I just had a very disappointing experience with this little device. Every video i check they just insert the wire and turn, but mine keep bunching up. So in desperation i moved the little catch screw on the top part of the coiler to the closer hole and wow what a difference
​This is the screw you have to move if you are using 26 - 28guage wire nearest hole, and thinker wire on the far hole

This is two coils i just made to see if it can.
​Normal micro coil and parallel coil

Reactions: Like 1 | Winner 3 | Thanks 2


----------



## Arthster

Fantastic stuff @kimbo. I didn't think it would coil para coils to. Now i am even more excited for my coiling tool


----------



## free3dom

Arthster said:


> Fantastic stuff @kimbo. I didn't think it would coil para coils to.
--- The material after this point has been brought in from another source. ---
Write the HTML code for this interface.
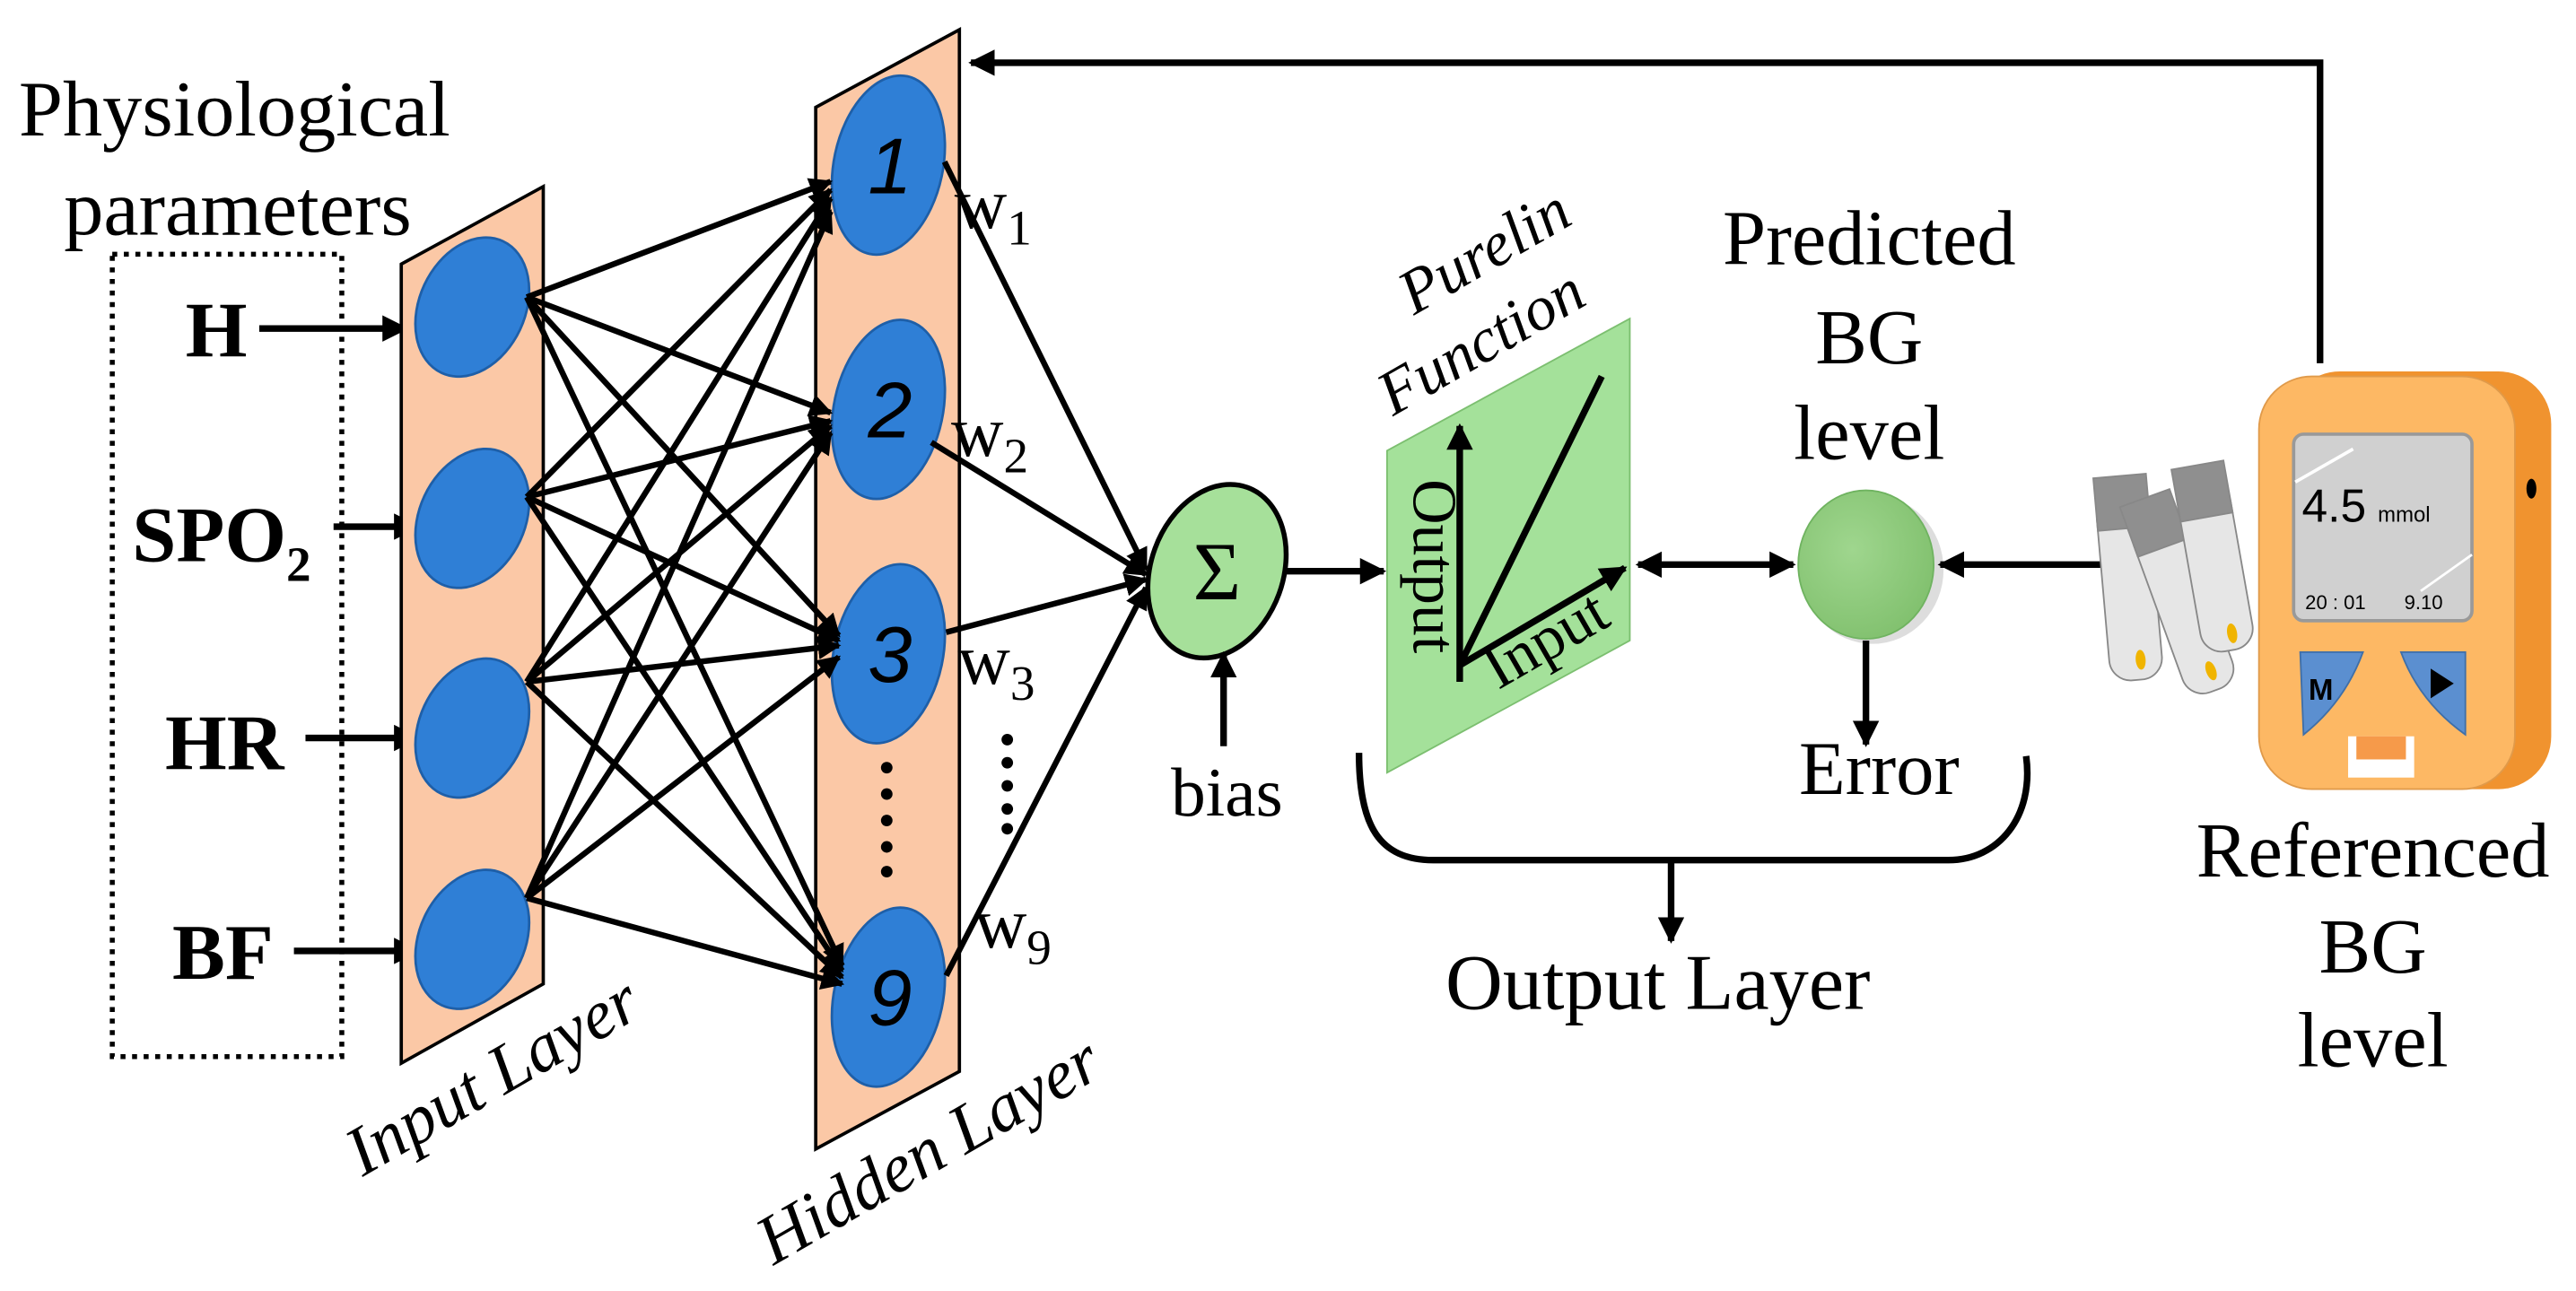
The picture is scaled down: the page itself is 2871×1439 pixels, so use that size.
<!DOCTYPE html>
<html><head><meta charset="utf-8"><style>
html,body{margin:0;padding:0;background:#fff;}
svg{display:block;}
text{font-family:"Liberation Serif",serif;fill:#000;}
.s{font-family:"Liberation Sans",sans-serif;}
</style></head><body>
<svg width="2871" height="1439" viewBox="0 0 1560 782" preserveAspectRatio="none" xmlns="http://www.w3.org/2000/svg" font-family="Liberation Serif, serif">
<defs>
<marker id="ah" viewBox="0 0 10 10" refX="9" refY="5" markerWidth="4" markerHeight="4" orient="auto-start-reverse" markerUnits="strokeWidth">
<path d="M0,0 L10,5 L0,10 Z" fill="#000"/></marker>
<radialGradient id="gc" cx="0.4" cy="0.4" r="0.7"><stop offset="0" stop-color="#9fd68e"/><stop offset="1" stop-color="#7fbf6c"/></radialGradient>
</defs>

<text x="142" y="82" font-size="48" text-anchor="middle">Physiological</text>
<text x="144" y="142" font-size="48" text-anchor="middle">parameters</text>
<rect x="68" y="154" width="139" height="486" fill="none" stroke="#000" stroke-width="3" stroke-dasharray="3,4"/>

<text x="131" y="216" font-size="48" font-weight="bold" text-anchor="middle">H</text>
<text x="80" y="340" font-size="48" font-weight="bold">SPO<tspan font-size="30" dy="12">2</tspan></text>
<text x="136" y="466" font-size="48" font-weight="bold" text-anchor="middle">HR</text>
<text x="135" y="593" font-size="48" font-weight="bold" text-anchor="middle">BF</text>

<g stroke="#000" stroke-width="4" marker-end="url(#ah)">
<line x1="157" y1="199" x2="246" y2="199"/>
<line x1="202" y1="319" x2="253" y2="319"/>
<line x1="185" y1="447" x2="253" y2="447"/>
<line x1="178" y1="576" x2="253" y2="576"/>
</g>

<polygon points="243,160 329,113 329,596 243,644" fill="#fbc8a6" stroke="#000" stroke-width="2"/>
<g fill="#2f7fd6" stroke="#1e5fa8" stroke-width="1.5">
<ellipse cx="286" cy="186" rx="32" ry="44" transform="rotate(25 286 186)"/>
<ellipse cx="286" cy="314" rx="32" ry="44" transform="rotate(25 286 314)"/>
<ellipse cx="286" cy="441" rx="32" ry="44" transform="rotate(25 286 441)"/>
<ellipse cx="286" cy="569" rx="32" ry="44" transform="rotate(25 286 569)"/>
</g>

<polygon points="494,65 581,18 581,649 494,696" fill="#fbc8a6" stroke="#000" stroke-width="2"/>
<g fill="#2f7fd6" stroke="#1e5fa8" stroke-width="1.5">
<ellipse cx="538" cy="100" rx="33" ry="55" transform="rotate(12 538 100)"/>
<ellipse cx="538" cy="248" rx="33" ry="55" transform="rotate(12 538 248)"/>
<ellipse cx="538" cy="396" rx="33" ry="55" transform="rotate(12 538 396)"/>
<ellipse cx="538" cy="604" rx="33" ry="55" transform="rotate(12 538 604)"/>
</g>
<g font-size="48" font-style="italic" text-anchor="middle">
<text class="s" x="539" y="117">1</text>
<text class="s" x="539" y="265">2</text>
<text class="s" x="539" y="413">3</text>
<text class="s" x="539" y="621">9</text>
</g>
<g fill="#000">
<circle cx="537" cy="465" r="3.5"/><circle cx="537" cy="481" r="3.5"/><circle cx="537" cy="497" r="3.5"/><circle cx="537" cy="513" r="3.5"/><circle cx="537" cy="528" r="3.5"/>
<circle cx="610" cy="448" r="3.5"/><circle cx="610" cy="462" r="3.5"/><circle cx="610" cy="476" r="3.5"/><circle cx="610" cy="490" r="3.5"/><circle cx="610" cy="502" r="3.5"/>
</g>

<g stroke="#000" stroke-width="3.5" marker-end="url(#ah)">
<line x1="319" y1="180" x2="503" y2="110"/>
<line x1="319" y1="180" x2="503" y2="250"/>
<line x1="319" y1="180" x2="508" y2="385"/>
<line x1="319" y1="180" x2="510" y2="585"/>
<line x1="319" y1="301" x2="503" y2="115"/>
<line x1="319" y1="301" x2="503" y2="255"/>
<line x1="319" y1="301" x2="508" y2="388"/>
<line x1="319" y1="301" x2="510" y2="588"/>
<line x1="319" y1="413" x2="503" y2="120"/>
<line x1="319" y1="413" x2="503" y2="258"/>
<line x1="319" y1="413" x2="508" y2="391"/>
<line x1="319" y1="413" x2="510" y2="592"/>
<line x1="319" y1="544" x2="503" y2="128"/>
<line x1="319" y1="544" x2="503" y2="262"/>
<line x1="319" y1="544" x2="508" y2="398"/>
<line x1="319" y1="544" x2="510" y2="596"/>
</g>

<text x="300" y="665" font-size="42" font-style="italic" text-anchor="middle" transform="rotate(-30 300 655)">Input Layer</text>
<text x="564" y="710" font-size="42" font-style="italic" text-anchor="middle" transform="rotate(-30 564 700)">Hidden Layer</text>

<g font-size="44">
<text x="578" y="138">w<tspan font-size="30" dy="10">1</tspan></text>
<text x="576" y="276">w<tspan font-size="30" dy="10">2</tspan></text>
<text x="580" y="414">w<tspan font-size="30" dy="10">3</tspan></text>
<text x="590" y="574">w<tspan font-size="30" dy="10">9</tspan></text>
</g>
<g stroke="#000" stroke-width="3.5" marker-end="url(#ah)">
<line x1="572" y1="98" x2="694" y2="345"/>
<line x1="564" y1="268" x2="694" y2="348"/>
<line x1="573" y1="383" x2="694" y2="351"/>
<line x1="573" y1="591" x2="694" y2="356"/>
</g>

<ellipse cx="737" cy="346" rx="40" ry="54" transform="rotate(20 737 346)" fill="#a6e09a" stroke="#000" stroke-width="3"/>
<text x="737" y="363" font-size="50" text-anchor="middle">Σ</text>
<g stroke="#000" stroke-width="4" marker-end="url(#ah)">
<line x1="778" y1="346" x2="838" y2="346"/>
<line x1="741" y1="452" x2="741" y2="396"/>
</g>
<text x="743" y="494" font-size="42" text-anchor="middle">bias</text>

<polygon points="840,273 987,193 987,388 840,468" fill="#a4e19a" stroke="#7cbf70" stroke-width="1"/>
<g stroke="#000" stroke-width="4">
<line x1="884" y1="413" x2="884" y2="258" marker-end="url(#ah)"/>
<line x1="884" y1="403" x2="984" y2="344" marker-end="url(#ah)"/>
<line x1="884" y1="403" x2="970" y2="228"/>
</g>
<text x="0" y="0" font-size="38" text-anchor="middle" transform="translate(856 343) rotate(90)">Output</text>
<text x="0" y="0" font-size="38" text-anchor="middle" transform="translate(942 398) rotate(-30)">Input</text>
<text x="0" y="0" font-size="38" font-style="italic" text-anchor="middle" transform="translate(905 163) rotate(-30)">Purelin</text>
<text x="0" y="0" font-size="38" font-style="italic" text-anchor="middle" transform="translate(903 218) rotate(-30)">Function</text>

<text x="1132" y="160" font-size="47" text-anchor="middle">Predicted</text>
<text x="1132" y="220" font-size="47" text-anchor="middle">BG</text>
<text x="1132" y="278" font-size="47" text-anchor="middle">level</text>
<ellipse cx="1134" cy="345" rx="43" ry="45" fill="#bbb" opacity="0.5"/>
<ellipse cx="1130" cy="342" rx="41" ry="45" fill="url(#gc)" stroke="#6fb360" stroke-width="1"/>
<g stroke="#000" stroke-width="4">
<line x1="992" y1="342" x2="1086" y2="342" marker-start="url(#ah)" marker-end="url(#ah)"/>
<line x1="1272" y1="342" x2="1175" y2="342" marker-end="url(#ah)"/>
<line x1="1130" y1="388" x2="1130" y2="451" marker-end="url(#ah)"/>
</g>
<text x="1138" y="481" font-size="46" text-anchor="middle">Error</text>

<path d="M823,456 C823,500 835,521 868,521 L1180,521 C1210,521 1232,495 1227,458" fill="none" stroke="#000" stroke-width="4"/>
<line x1="1012" y1="521" x2="1012" y2="570" stroke="#000" stroke-width="4" marker-end="url(#ah)"/>
<text x="1004" y="611" font-size="48" text-anchor="middle">Output Layer</text>

<polyline points="1405,220 1405,38 588,38" fill="none" stroke="#000" stroke-width="4" marker-end="url(#ah)"/>

<g stroke="#888" stroke-width="1">
<g transform="rotate(-5 1290 350)"><rect x="1273" y="300" width="32" height="112" rx="13" fill="#e6e6e6"/><rect x="1273" y="288" width="32" height="32" fill="#8f8f8f"/><ellipse cx="1292" cy="400" rx="3" ry="6" fill="#f0b400" stroke="none"/></g>
<g transform="rotate(-20 1320 360)"><rect x="1304" y="310" width="32" height="112" rx="13" fill="#e6e6e6"/><rect x="1304" y="298" width="32" height="32" fill="#8f8f8f"/><ellipse cx="1322" cy="410" rx="3" ry="6" fill="#f0b400" stroke="none"/></g>
<g transform="rotate(-10 1340 340)"><rect x="1325" y="293" width="32" height="102" rx="13" fill="#e6e6e6"/><rect x="1325" y="281" width="32" height="32" fill="#8f8f8f"/><ellipse cx="1344" cy="385" rx="3" ry="6" fill="#f0b400" stroke="none"/></g>
</g>

<rect x="1385" y="225" width="160" height="253" rx="32" fill="#f0932f"/>
<rect x="1368" y="228" width="155" height="250" rx="32" fill="#fdb864" stroke="#e09a4a" stroke-width="1"/>
<ellipse cx="1533" cy="296" rx="3" ry="6" fill="#000"/>
<rect x="1389" y="263" width="108" height="113" rx="6" fill="#d0d0d0" stroke="#999" stroke-width="2"/>
<line x1="1390" y1="292" x2="1425" y2="272" stroke="#fff" stroke-width="2"/>
<line x1="1466" y1="358" x2="1497" y2="336" stroke="#fff" stroke-width="1.5"/>
<text class="s" x="1394" y="316" font-size="28" fill="#5a6f96">4.5</text>
<text class="s" x="1440" y="316" font-size="13" fill="#5a6f96">mmol</text>
<text class="s" x="1396" y="369" font-size="12">20 : 01</text>
<text class="s" x="1456" y="369" font-size="12">9.10</text>
<path d="M1393,395 L1431,395 Q1420,425 1395,445 Z" fill="#5b8fd0" stroke="#3f6fa8" stroke-width="1"/>
<path d="M1454,395 L1493,395 L1493,445 Q1465,425 1454,395 Z" fill="#5b8fd0" stroke="#3f6fa8" stroke-width="1"/>
<text class="s" x="1398" y="424" font-size="18" font-weight="bold">M</text>
<path d="M1472,405 L1486,414 L1472,423 Z" fill="#000"/>
<rect x="1422" y="446" width="40" height="25" fill="#fff"/>
<rect x="1427" y="446" width="30" height="14" fill="#f69a4a"/>

<text x="1437" y="531" font-size="47" text-anchor="middle">Referenced</text>
<text x="1437" y="589" font-size="47" text-anchor="middle">BG</text>
<text x="1437" y="646" font-size="47" text-anchor="middle">level</text>
</svg>
</body></html>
Now i am even more excited for my coiling tool



This is not the coiler you are looking for...this is the Kuro Coiler 

The Coil Master (what we've got coming) is even better IMO

Reactions: Thanks 1


----------



## Arthster

free3dom said:


> This is not the coiler you are looking for...this is the Kuro Coiler
> 
> The Coil Master (what we've got coming) is even better IMO



Thought it looked a little different

Still uber stoked over the coiler and the ceramic tweezers

Reactions: Agree 1


----------



## free3dom

Arthster said:


> Thought it looked a little different
> 
> Still uber stoked over the coiler and the ceramic tweezers



Absolutely, and in the Coil Master video they actually do a twisted coil as well 
I'm so over "manual labour" coils...need a little slave to help me

Reactions: Agree 1


----------



## Imthiaz Khan

Wow! That para coil is so damn neat 
Well done @kimbo. See you doing McGyver tricks there hey

Reactions: Agree 1


----------



## kimbo

I promised @Rob Fisher

Reactions: Like 2 | Agree 1


----------



## Rob Fisher

Thanks @kimbo will give it a try!

Reactions: Like 1


----------



## Silver

Thanks @kimbo 
I havent watched the vid yet
But is there a difference between the Kuro coiler and the one I git from you? I think it was the Master coiler? Does this vid apply to both?


----------



## kimbo

Silver said:


> Thanks @kimbo
> I havent watched the vid yet
> But is there a difference between the Kuro coiler and the one I git from you? I think it was the Master coiler? Does this vid apply to both?


They work the same @Silver. The only difference is the Master coiler you can change the shaft to change the ID of the coil you dont have to have a complete coiler for each ID

Reactions: Thanks 1


----------